**DATA LINES:**
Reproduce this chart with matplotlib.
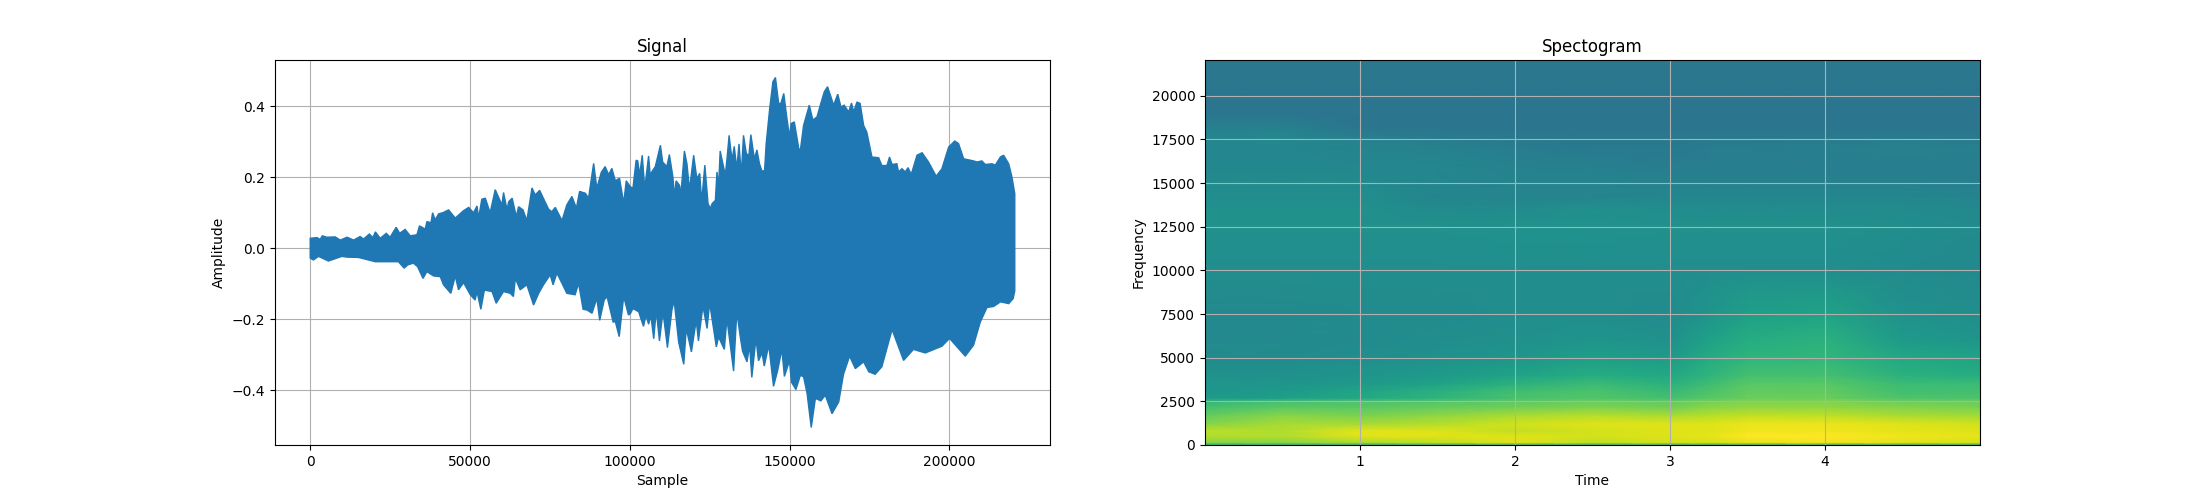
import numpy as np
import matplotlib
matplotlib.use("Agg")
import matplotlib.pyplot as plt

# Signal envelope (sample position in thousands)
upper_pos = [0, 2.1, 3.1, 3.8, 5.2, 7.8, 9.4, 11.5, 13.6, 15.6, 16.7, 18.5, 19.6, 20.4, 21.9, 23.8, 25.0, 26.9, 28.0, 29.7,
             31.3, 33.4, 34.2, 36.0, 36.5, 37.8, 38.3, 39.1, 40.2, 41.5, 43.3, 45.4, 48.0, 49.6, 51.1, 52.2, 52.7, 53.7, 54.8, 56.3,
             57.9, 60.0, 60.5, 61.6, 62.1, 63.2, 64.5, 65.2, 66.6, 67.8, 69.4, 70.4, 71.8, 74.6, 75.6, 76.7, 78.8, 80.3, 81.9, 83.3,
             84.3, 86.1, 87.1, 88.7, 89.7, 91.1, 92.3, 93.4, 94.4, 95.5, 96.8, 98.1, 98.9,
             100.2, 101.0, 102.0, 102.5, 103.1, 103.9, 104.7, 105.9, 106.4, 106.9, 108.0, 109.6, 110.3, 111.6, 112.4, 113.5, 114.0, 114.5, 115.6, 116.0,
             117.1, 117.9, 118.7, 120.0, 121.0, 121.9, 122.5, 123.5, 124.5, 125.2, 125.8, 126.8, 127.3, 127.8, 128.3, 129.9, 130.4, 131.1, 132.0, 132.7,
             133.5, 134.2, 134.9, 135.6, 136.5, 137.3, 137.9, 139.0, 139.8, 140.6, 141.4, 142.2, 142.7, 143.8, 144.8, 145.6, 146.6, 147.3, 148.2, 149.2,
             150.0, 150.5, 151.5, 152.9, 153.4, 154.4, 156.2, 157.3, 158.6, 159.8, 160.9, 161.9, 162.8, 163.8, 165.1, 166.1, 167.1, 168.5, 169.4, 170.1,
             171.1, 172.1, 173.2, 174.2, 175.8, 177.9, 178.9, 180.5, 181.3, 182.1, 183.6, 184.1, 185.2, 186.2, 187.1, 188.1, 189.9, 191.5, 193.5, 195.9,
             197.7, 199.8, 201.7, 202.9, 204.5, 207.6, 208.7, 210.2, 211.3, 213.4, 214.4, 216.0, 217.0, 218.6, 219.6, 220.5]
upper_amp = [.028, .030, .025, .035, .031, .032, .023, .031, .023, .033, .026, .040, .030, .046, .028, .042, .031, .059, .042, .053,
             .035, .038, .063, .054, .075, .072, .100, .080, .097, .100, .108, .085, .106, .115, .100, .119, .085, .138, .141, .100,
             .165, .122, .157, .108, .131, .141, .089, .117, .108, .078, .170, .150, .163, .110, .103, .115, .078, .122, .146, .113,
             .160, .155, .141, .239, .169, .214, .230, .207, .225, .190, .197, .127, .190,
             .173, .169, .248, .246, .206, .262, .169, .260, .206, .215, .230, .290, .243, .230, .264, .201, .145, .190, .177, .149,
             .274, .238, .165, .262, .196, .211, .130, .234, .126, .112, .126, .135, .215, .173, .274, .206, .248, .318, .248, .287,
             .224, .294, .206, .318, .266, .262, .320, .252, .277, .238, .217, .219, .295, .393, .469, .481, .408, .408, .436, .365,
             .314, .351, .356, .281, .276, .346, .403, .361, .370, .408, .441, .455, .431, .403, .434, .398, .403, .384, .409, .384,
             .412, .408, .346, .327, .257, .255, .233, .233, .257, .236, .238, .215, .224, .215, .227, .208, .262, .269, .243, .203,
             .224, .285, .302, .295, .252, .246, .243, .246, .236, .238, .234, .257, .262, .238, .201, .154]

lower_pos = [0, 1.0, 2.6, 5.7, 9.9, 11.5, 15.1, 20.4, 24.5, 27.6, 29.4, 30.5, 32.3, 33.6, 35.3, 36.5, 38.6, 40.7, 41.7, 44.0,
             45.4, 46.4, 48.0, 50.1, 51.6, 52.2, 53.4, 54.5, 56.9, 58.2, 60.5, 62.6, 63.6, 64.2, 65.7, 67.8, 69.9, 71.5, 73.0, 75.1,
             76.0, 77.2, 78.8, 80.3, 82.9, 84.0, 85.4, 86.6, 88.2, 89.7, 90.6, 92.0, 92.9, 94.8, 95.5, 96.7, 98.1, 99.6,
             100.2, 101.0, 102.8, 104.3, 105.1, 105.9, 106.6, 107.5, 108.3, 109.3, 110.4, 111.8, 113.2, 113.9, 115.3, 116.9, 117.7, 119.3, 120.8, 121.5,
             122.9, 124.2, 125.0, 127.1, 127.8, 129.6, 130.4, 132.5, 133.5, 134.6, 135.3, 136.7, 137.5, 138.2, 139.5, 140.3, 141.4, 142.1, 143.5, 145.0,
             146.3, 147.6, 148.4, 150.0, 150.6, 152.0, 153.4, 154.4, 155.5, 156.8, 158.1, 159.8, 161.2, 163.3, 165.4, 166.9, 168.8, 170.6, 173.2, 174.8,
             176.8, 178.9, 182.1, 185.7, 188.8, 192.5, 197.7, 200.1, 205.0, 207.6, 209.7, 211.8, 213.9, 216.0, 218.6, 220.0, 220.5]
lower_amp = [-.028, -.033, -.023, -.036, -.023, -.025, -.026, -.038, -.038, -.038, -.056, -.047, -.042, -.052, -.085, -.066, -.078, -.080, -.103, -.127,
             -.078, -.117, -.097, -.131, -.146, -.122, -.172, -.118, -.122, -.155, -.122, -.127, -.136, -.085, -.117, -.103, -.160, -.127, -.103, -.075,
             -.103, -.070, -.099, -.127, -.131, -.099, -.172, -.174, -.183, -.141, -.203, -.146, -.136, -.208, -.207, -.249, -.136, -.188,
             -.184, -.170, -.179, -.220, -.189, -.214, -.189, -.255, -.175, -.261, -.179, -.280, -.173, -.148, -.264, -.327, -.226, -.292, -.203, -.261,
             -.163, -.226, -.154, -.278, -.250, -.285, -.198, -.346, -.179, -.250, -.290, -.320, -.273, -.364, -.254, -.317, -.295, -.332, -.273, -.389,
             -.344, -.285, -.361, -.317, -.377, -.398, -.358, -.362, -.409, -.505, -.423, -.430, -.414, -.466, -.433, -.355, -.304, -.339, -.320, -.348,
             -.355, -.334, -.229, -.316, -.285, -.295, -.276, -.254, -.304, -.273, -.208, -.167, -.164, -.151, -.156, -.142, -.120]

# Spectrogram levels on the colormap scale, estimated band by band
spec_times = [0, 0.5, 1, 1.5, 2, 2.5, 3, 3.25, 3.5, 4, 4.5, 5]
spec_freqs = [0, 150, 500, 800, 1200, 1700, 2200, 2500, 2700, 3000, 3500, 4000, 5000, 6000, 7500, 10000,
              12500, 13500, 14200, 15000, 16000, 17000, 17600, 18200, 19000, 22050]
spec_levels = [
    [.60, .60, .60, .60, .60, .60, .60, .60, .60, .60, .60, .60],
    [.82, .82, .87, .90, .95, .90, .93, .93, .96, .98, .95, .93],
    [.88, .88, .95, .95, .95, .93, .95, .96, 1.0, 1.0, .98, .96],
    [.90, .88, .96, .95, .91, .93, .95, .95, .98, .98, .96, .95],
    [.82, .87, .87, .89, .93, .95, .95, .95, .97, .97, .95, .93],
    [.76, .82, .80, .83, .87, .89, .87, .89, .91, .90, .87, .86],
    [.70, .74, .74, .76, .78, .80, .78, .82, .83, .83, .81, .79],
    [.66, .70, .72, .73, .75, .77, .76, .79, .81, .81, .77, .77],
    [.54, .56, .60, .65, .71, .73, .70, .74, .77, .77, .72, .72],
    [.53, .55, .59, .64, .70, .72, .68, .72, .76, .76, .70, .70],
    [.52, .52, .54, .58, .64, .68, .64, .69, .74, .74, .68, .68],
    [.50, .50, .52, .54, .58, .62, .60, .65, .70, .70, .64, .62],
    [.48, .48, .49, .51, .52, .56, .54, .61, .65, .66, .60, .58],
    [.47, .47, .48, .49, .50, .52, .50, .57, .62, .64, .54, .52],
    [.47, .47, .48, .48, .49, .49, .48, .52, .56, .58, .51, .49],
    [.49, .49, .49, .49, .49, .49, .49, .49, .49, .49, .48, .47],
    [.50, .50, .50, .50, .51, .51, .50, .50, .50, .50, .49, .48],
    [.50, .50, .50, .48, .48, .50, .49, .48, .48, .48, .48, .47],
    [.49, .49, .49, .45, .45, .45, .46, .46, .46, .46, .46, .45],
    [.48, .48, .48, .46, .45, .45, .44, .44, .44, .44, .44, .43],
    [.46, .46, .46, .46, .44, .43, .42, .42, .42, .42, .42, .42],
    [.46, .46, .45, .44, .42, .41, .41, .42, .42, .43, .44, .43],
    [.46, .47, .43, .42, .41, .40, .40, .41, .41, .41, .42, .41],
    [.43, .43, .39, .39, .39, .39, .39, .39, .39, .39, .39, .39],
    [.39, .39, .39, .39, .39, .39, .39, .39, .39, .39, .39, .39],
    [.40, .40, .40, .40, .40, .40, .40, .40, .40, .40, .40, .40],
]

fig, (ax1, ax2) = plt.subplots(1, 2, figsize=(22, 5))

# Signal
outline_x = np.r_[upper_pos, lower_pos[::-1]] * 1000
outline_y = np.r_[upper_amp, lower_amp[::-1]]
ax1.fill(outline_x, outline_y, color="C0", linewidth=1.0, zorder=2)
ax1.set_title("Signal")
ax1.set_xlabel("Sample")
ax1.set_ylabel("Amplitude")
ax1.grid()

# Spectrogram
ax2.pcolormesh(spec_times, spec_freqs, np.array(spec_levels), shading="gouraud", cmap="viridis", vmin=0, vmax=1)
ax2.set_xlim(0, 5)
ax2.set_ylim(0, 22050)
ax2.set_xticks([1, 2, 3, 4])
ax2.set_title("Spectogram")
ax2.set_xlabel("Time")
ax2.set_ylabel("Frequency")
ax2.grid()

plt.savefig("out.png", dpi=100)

**WHAT THIS TASK INVOLVES:** Repeat the listing above exactly from its first line to the line containing "import matplotlib.pyplot as plt", both included, and omit the pictures.

**ANSWER TO THIS EXERCISE:**
Reproduce this chart with matplotlib.
import numpy as np
import matplotlib
matplotlib.use("Agg")
import matplotlib.pyplot as plt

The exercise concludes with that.